14 setembro, 2010

O contrato dos amantes: uma despedida do mundo

A vida de carne e osso é intensamente mais deliciosa para ser resumida ao sofrimento do amor não correspondido, ou do enamoramento desfeito. É necessário imaginar aquele(a) que nos ama não como quem deve corresponder aos nossos ideais, mas antes como outro, também, de carne e osso, tão contraditório como nós, tão cheio de desejos como nós, tão cheio de mentiras como nós e tão capaz de ocultar conteúdos quanto nós.

Amor não é prestação de contas afetivas, contrato para estar junto o tempo inteiro, também é necessário de espaço, de liberdade para ser só, de poder estar diante da própria solidão e do silêncio sem necessidade de justificativas, de poder sair sozinho(a) com os amigos, de poder querer jogar futebol sem que isso significa a troca da namorada pelo futebol, etc.

É saber compartilhar a vida sabendo de antemão que essas vidas não se resumem ao restrito casulo dos amantes, aliás, casulo este que deve ser desfeito, ou corre-se o risco de não estar diante da abertura do mundo e das coisas; tão ausentes do mundo os amantes costumam ficar, reclusos em suas cavernas de idealizações, que quando a ruptura chega eles costumam ficar sem rumo.

O enamoramento pode ser tantas coisas mas costumamos vivenciá-lo como um contrato de ideais (geralmente estabelecido implicitamente) que devem ser justificados entre as partes e do qual é impossível de ser mantido dada a incompatibilidade com a vida: exige-se que o natural torne-se artificial, e vice-versa.

Às vezes parece simples, no discurso, apontar os absurdos do enamoramento. Mas quão difícil é trabalhar, num enquadramento terapêutico, com pessoas que estão sofrendo porque perderam o namorado(a), trazem uma figura amada altamente idealizada e cristalizada, difícil de ser desfeita, desconfiados pois ao mesmo tempo que a sociedade “ama romanticamente” ela também humilha os que sofrem e se queixam pela perda da figura amada.
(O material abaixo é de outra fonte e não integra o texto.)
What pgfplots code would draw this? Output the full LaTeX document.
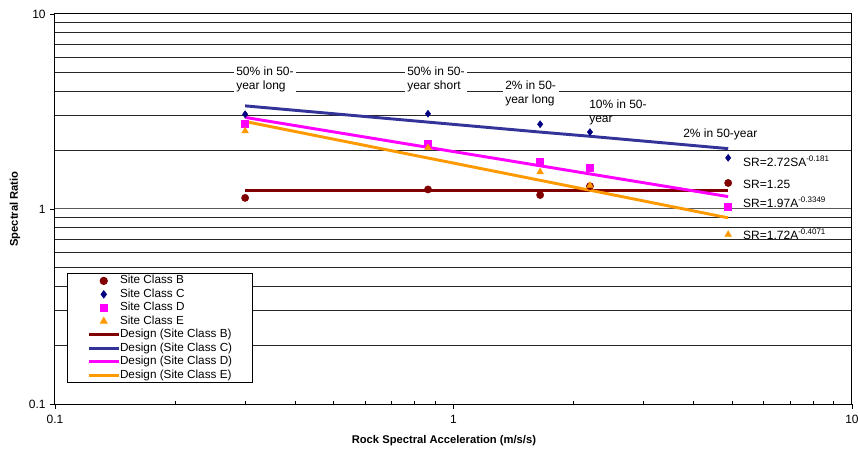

São pessoas com possibilidades muito restritas pois até então, no relacionamento, ambos se bastavam um ao outro, podendo inclusive o mundo acabar que não seria o suficiente para abalar o “mundo” em que estavam vivendo; não há ou quase não há motivação para mudanças pois as mudanças e as possibilidades perdem sua razão de ser sem a razão primordial que fora perdida no amor, falam que nunca mais poderão ser felizes pois não irão conseguir amar mais ninguém, comportam-se como “vítimas do universo”… etc.

Nessas situações, de processo lento, difícil e entediante, quando se consegue quebrar os ídolos do amor romântico, tem-se a alegria de estar diante de alguém que consegue sair de um mundo suprassensível para entrar no mundo do aqui-e-agora, e ainda assustado diante do imenso e inaudito mundo que até então não se percebia, se vê extasiado pelas amplas possibilidades que agora se tornam potenciais, possibilidades estas muito mais prazerosas pois eram tidas como algo impensáveis até então.

Parte do processo de ajudar pessoas a superar uma perspectiva de amor romântico que lhes engessa a vida através de valores tidos como naturais e inquestionáveis, é possibilitar que essas pessoas sejam capazes de praticar a iconoclastia contra seus próprios ídolos que até então os acorrentava (às vezes até alguns ídolos da ideologia psicanalítica), talvez esse seja o trabalho mais fundamental para que essas pessoas possam, pouco a pouco, novamente se inserir no mundo de beleza e terror que é este e não outro.